#### [WHAT IS NEEDED]
Identify the lines holding "seaborn" and copy them.

#### [DATA LINES]
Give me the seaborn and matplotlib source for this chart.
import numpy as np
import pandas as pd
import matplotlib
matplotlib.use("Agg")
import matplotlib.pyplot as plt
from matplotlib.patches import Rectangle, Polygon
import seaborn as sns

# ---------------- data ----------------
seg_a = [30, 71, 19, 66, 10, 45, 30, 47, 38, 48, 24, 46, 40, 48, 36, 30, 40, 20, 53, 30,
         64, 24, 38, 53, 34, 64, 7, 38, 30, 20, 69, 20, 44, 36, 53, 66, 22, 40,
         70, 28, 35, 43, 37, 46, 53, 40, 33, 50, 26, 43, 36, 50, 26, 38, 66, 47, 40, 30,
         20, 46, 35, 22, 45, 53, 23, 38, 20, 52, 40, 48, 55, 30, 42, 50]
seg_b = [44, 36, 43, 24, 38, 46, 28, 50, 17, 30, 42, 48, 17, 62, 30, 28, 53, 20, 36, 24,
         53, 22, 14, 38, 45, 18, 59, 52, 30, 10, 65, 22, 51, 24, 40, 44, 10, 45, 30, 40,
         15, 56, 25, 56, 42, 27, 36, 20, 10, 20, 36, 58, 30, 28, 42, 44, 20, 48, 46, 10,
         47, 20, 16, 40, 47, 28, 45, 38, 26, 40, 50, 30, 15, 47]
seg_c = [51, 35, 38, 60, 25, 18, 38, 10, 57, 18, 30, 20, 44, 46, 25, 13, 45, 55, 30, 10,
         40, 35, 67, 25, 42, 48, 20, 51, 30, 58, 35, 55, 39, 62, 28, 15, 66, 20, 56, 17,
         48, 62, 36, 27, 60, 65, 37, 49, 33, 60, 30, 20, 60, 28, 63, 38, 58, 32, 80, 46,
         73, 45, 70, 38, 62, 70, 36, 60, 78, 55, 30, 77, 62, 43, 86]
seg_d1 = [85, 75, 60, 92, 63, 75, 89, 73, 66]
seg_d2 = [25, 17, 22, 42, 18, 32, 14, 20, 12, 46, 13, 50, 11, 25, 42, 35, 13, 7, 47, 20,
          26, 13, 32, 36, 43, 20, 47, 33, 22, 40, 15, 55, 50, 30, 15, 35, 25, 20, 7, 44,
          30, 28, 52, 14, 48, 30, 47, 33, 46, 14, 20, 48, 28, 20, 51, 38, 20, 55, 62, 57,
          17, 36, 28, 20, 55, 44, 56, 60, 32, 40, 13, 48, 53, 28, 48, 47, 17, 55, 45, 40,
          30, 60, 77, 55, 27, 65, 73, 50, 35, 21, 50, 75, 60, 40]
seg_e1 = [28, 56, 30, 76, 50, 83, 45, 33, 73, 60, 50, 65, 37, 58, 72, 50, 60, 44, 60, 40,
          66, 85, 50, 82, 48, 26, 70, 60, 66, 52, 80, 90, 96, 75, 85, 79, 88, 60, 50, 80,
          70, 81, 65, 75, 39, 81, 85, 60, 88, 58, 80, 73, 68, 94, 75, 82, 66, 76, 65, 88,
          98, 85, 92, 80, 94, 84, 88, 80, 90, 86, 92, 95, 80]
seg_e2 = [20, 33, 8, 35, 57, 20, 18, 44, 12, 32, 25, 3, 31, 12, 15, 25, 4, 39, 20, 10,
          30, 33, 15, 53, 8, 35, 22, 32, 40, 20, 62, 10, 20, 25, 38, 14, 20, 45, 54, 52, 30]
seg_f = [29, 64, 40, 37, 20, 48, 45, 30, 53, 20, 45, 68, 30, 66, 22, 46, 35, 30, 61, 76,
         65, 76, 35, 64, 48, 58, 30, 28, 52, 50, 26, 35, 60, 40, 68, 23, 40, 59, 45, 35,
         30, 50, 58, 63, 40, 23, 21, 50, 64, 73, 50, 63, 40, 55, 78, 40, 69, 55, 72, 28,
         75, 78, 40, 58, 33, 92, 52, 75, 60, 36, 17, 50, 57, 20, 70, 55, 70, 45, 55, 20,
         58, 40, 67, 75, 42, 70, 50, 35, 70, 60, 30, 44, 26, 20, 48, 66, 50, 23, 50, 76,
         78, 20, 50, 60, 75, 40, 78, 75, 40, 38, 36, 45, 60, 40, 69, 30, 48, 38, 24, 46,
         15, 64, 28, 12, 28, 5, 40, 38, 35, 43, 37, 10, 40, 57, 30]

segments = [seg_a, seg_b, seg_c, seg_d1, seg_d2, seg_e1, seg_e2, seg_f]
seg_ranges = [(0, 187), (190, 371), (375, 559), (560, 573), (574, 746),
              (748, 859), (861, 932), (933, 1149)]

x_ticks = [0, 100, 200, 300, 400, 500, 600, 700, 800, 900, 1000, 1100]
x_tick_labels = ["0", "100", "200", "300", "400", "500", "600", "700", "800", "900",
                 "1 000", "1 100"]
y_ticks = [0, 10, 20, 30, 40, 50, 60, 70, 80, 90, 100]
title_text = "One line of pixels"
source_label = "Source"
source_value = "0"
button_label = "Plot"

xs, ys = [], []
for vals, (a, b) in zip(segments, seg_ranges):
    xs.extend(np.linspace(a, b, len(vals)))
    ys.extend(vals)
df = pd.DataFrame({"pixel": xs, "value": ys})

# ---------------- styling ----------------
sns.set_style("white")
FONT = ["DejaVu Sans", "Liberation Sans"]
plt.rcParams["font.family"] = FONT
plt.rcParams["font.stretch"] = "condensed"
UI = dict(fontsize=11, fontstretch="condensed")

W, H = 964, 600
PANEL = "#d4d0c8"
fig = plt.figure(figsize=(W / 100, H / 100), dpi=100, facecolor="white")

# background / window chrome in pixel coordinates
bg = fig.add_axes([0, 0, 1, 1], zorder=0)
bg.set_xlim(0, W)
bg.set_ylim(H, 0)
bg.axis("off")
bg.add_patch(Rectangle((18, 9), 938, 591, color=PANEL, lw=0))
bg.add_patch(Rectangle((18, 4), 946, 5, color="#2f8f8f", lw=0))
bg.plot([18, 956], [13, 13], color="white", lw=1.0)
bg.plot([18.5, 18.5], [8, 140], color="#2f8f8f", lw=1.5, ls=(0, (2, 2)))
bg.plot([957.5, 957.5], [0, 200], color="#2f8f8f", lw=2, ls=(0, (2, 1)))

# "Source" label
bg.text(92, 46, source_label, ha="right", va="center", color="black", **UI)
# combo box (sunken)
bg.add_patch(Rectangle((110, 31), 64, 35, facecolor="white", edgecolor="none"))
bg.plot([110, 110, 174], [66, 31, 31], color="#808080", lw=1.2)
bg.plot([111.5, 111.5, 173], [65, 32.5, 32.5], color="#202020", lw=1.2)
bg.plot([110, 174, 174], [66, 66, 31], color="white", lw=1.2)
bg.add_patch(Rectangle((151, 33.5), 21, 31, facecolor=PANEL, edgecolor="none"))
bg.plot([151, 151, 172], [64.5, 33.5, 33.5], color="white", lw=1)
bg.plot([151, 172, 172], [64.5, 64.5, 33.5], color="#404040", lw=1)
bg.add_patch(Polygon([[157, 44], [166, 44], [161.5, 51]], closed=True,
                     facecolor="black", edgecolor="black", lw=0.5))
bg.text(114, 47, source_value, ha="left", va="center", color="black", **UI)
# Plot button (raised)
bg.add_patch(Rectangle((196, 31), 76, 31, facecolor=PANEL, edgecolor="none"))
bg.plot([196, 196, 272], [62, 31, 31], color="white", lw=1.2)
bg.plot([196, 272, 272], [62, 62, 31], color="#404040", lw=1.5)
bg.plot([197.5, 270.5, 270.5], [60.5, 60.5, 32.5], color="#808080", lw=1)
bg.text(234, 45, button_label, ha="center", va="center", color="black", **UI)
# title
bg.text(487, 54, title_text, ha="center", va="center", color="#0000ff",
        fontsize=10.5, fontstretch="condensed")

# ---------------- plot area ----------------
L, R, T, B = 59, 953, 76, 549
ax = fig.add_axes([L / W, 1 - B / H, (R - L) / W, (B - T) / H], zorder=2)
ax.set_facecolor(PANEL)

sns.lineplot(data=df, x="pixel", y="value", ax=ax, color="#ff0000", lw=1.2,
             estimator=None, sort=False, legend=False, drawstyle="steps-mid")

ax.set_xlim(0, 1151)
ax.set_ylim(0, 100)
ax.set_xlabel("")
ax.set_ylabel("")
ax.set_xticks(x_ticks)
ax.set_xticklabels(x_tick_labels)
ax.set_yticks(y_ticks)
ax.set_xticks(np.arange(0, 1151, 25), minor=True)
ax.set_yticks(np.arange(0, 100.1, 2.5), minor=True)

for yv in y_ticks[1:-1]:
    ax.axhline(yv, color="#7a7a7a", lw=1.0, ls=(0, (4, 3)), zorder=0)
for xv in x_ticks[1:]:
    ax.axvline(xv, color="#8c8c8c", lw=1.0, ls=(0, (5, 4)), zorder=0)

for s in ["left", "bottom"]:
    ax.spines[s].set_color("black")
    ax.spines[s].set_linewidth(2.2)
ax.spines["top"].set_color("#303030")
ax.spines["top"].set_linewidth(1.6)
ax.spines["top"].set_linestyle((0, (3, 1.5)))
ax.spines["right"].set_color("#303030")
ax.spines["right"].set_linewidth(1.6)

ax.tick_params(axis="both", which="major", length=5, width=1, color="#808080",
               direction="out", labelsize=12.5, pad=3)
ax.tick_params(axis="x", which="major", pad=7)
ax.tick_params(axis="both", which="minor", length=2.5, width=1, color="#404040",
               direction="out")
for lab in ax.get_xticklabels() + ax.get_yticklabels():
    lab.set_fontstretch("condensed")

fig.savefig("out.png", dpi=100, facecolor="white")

#### [ANSWER IN FULL]
Give me the seaborn and matplotlib source for this chart.
import seaborn as sns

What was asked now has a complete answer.